Lastly, it’s helpful to familiarize yourself with Quipist’s terms. Here’s a glossary:
Love The Q / Q-Love: Love Quipist and love the cause
Hug: What you send to someone when you don’t want to necessarily ‘like’ someone’s post, but yet you want to show them support with empathy.
Proxer: A Proxer is someone who is allowing a Proxy to act on their behalf on Quipist.
Proxy: A Proxy is someone with a Proxy account, and who has Proxers (proxy followers). When a Proxy makes certain choices on Quipist (such as making a Qpinion), those choices cascade onto their Proxer’s accounts as well. It is reversible by the Proxer for every single item, and may be revoked entirely by the Proxer at any time.
Proxy account: A proxy account allows someone to act as a proxy.
QPoints/Quift: A gift of points from Quipist; a surprise bonus points for something that you did that delights us
Queue Up: Sign Up / line up / join / participate
Quill: Once used to write quips
Quip: A witty remark
Quipstream: A Quipist’s timeline and incoming social media feed
Quip It / To quip: Write about it on Quipist
Quip In: When one signs into Quipist
Quip Up: When one signs up for Quipist
Quipist: A member of the Quipist community
Quippier: Something that is more quip/witty than another quip
Quipping: Present participle of quip and what a Quipist does
Quit: Something a successful Quipist never does
Vet: To give proof/evidence, in the form of links, that something is true or false.

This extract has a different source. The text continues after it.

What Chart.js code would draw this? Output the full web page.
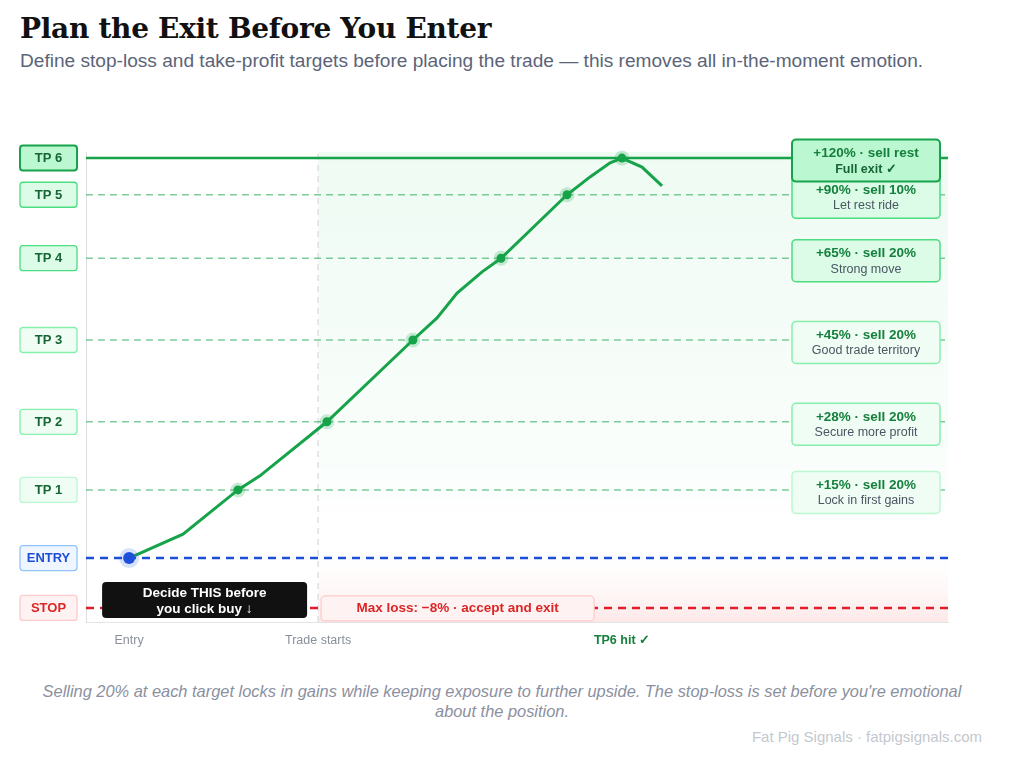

Vex: When something ‘controversial’ has been shared. For example, someone may post a video of an unknown person engaging in animal cruelty and you, of course do not want to like it, yet you want to show support against such cruelty or assist in identifying the perpetrator by spreading the word. This is one of many ways vexed can be used. We welcome feedback on this feature.
What’s your Q? – What are you passionate about?
Then, sit back and enjoy the extra little bit of traffic to your blog from Quipist. And who knows, maybe your content will go viral via Quipist.